The two halves are different products in kind. On the narrowbodies, business class is the European convertible zone, ordinary economy seats behind a movable curtain with the middle kept free. On the A330s the airline carries its real hardware: lie-flat business seats and a proper premium economy cabin in a two-by-three-by-two layout.
The published narrowbodies are the A319, A320 and A320neo, all single-class three-by-three with the front zone sold as business by demand. The A319 is the shortest, and its last rows sit where the fuselage tapers, so the seats there give up width as well as position.
The A330-300 flies in three fits. The main one carries a staggered lie-flat business cabin in which a share of seats are solo thrones with direct aisle access, ahead of a compact premium economy and a two-by-four-by-two economy. One registration mirrors that business cabin left to right, the same seats on the opposite side of the aircraft.
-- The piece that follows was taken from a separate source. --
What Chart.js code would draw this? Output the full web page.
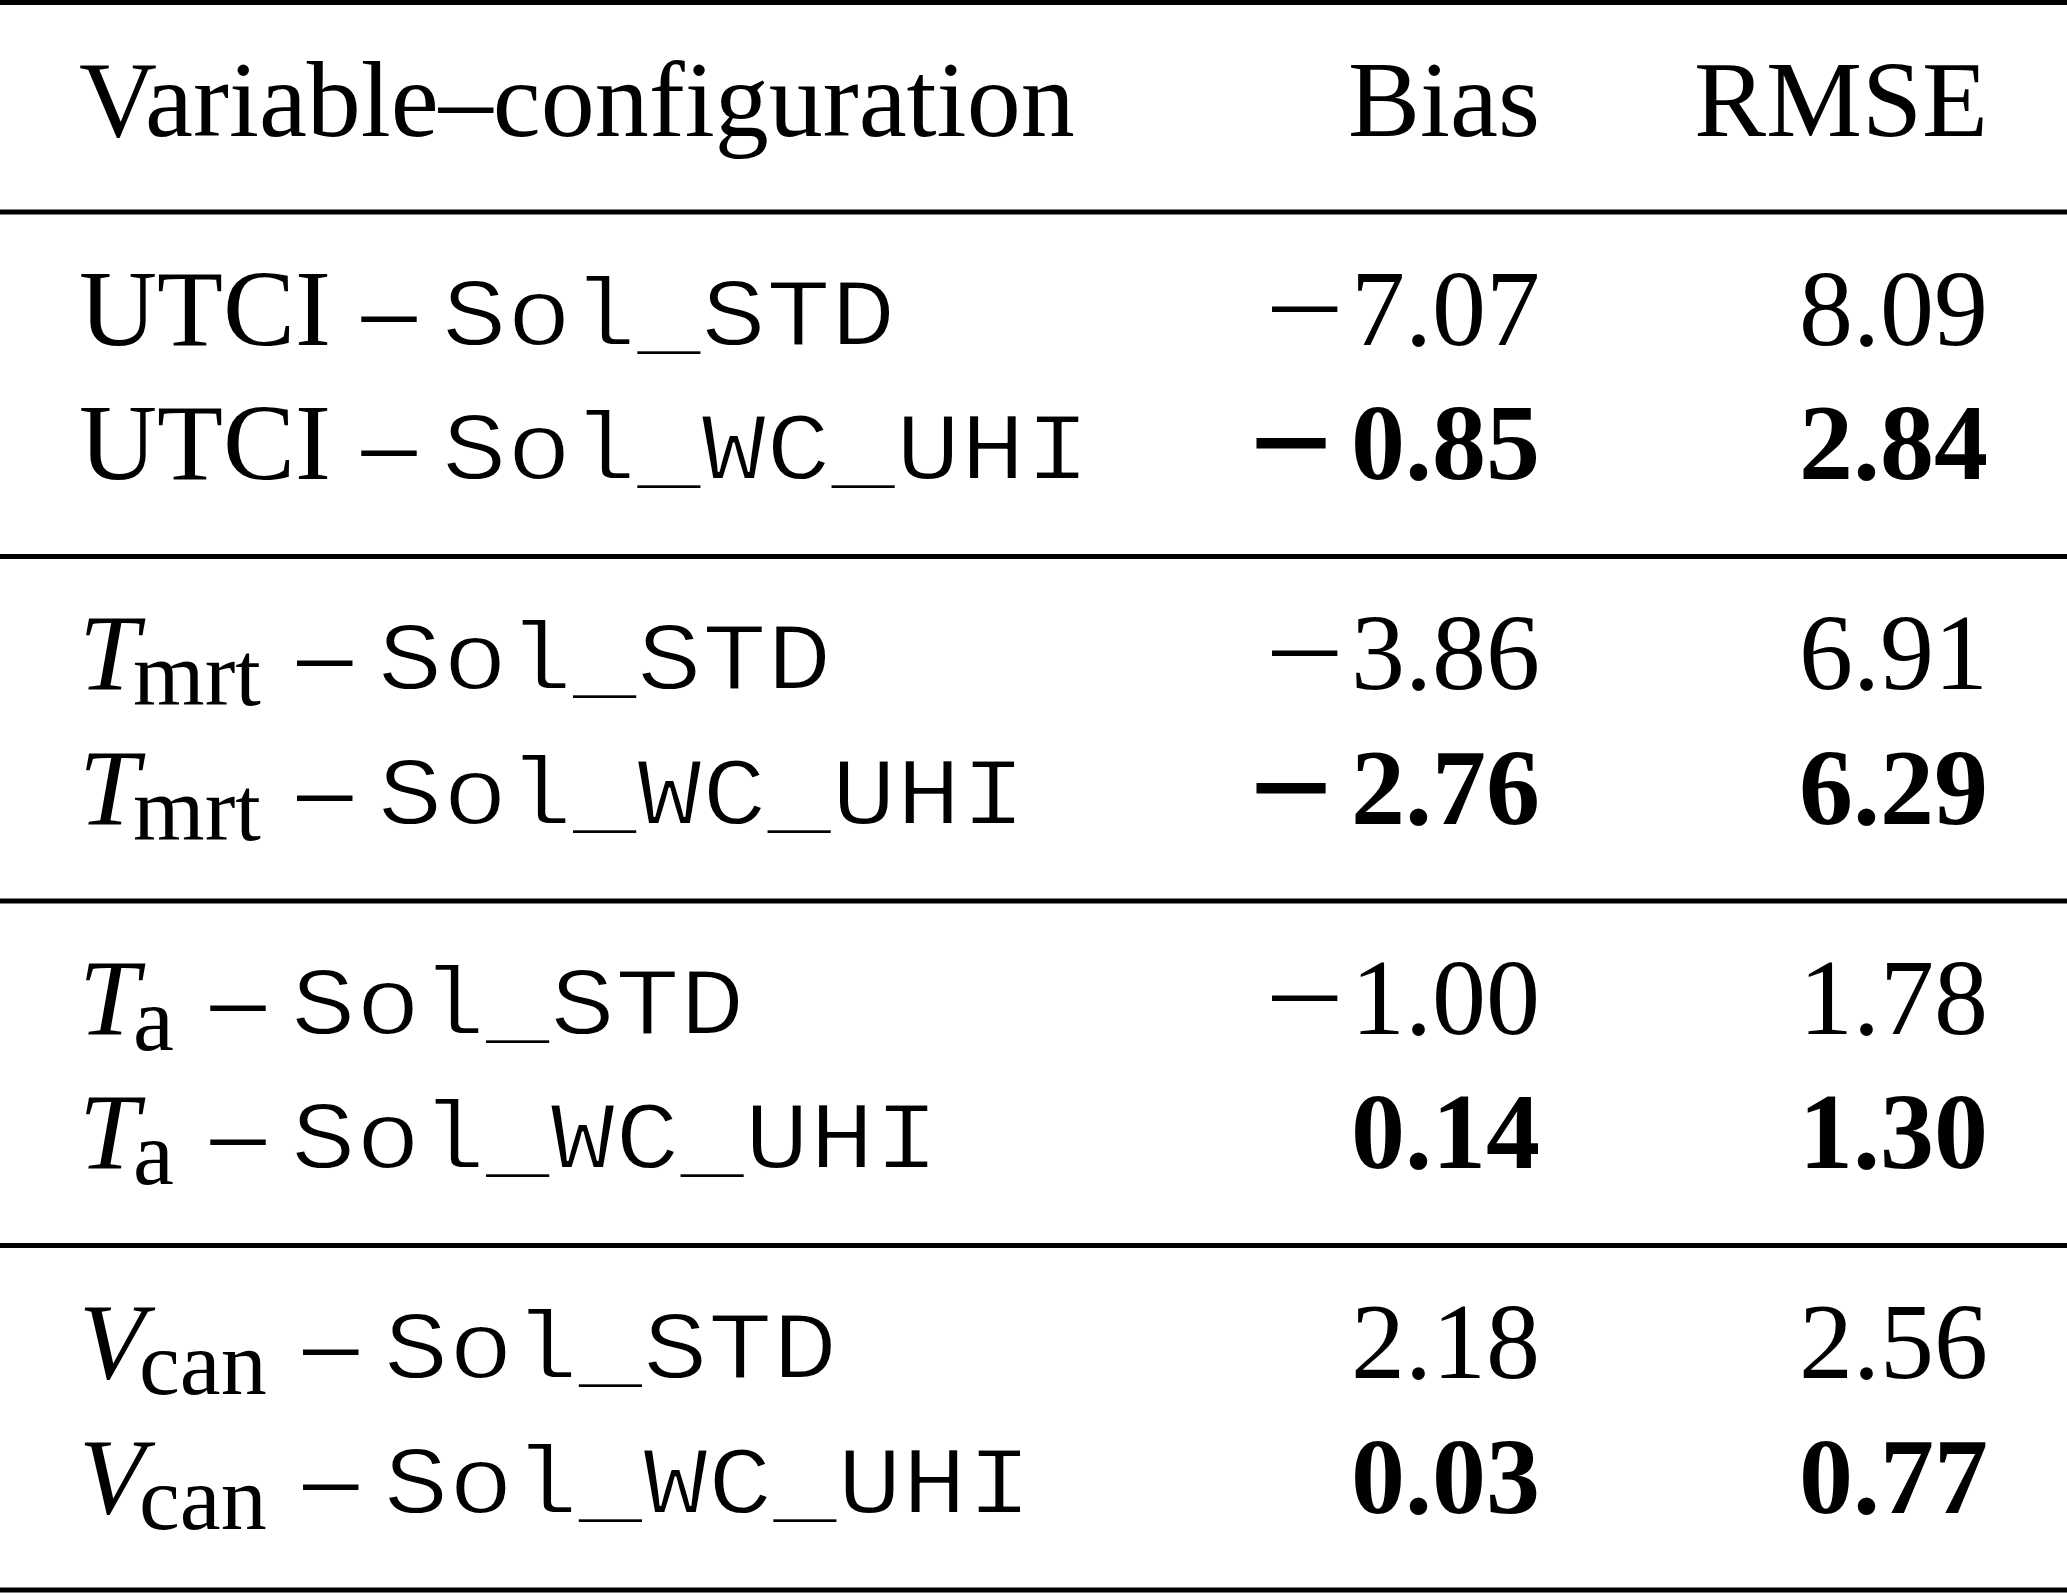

A third fit carries a two-by-two-by-two business cabin and a larger premium economy in exchange for fewer economy rows.
Within Europe, expect tidy single-aisle economy and a business product whose value is the empty middle seat, the catering and the position near the door rather than the chair itself. Exit rows carry what legroom there is, and the rearmost rows on the older jets pair the galley with narrower seats.
The long-haul cabins change register. Business on the A330 folds fully flat, with the staggered fit trading a little openness for privacy and the two-by-two-by-two fit offering long beds where window sleepers step over a neighbour. Premium economy is the quiet achiever for the long Africa sectors: a wider seat and deeper pitch in a cabin of a few rows, well short of a flat bed but well clear of economy.
In A330 business the solo thrones are the seats to chase, single positions with nobody beside them and the aisle a step away; they are a minority of the cabin and go first. Be careful transferring seat numbers between aircraft, though: on the mirrored registration the thrones sit on the opposite side, so pick by the seat characteristics shown for your flight rather than a letter remembered from last time.
In premium economy the front row adds legroom and pays with bulkhead storage rules and, on one fit, lavatories working nearby. In long-haul economy the bulkhead rows carry the marked legroom, the second section starts beside the doors where one position takes a protruding frame at foot level, and the deepest rows spend the flight beside the rear galley. On the narrowbodies, sit forward of the last few rows if you can; the tail is where both seat width and the disembarking order work against you.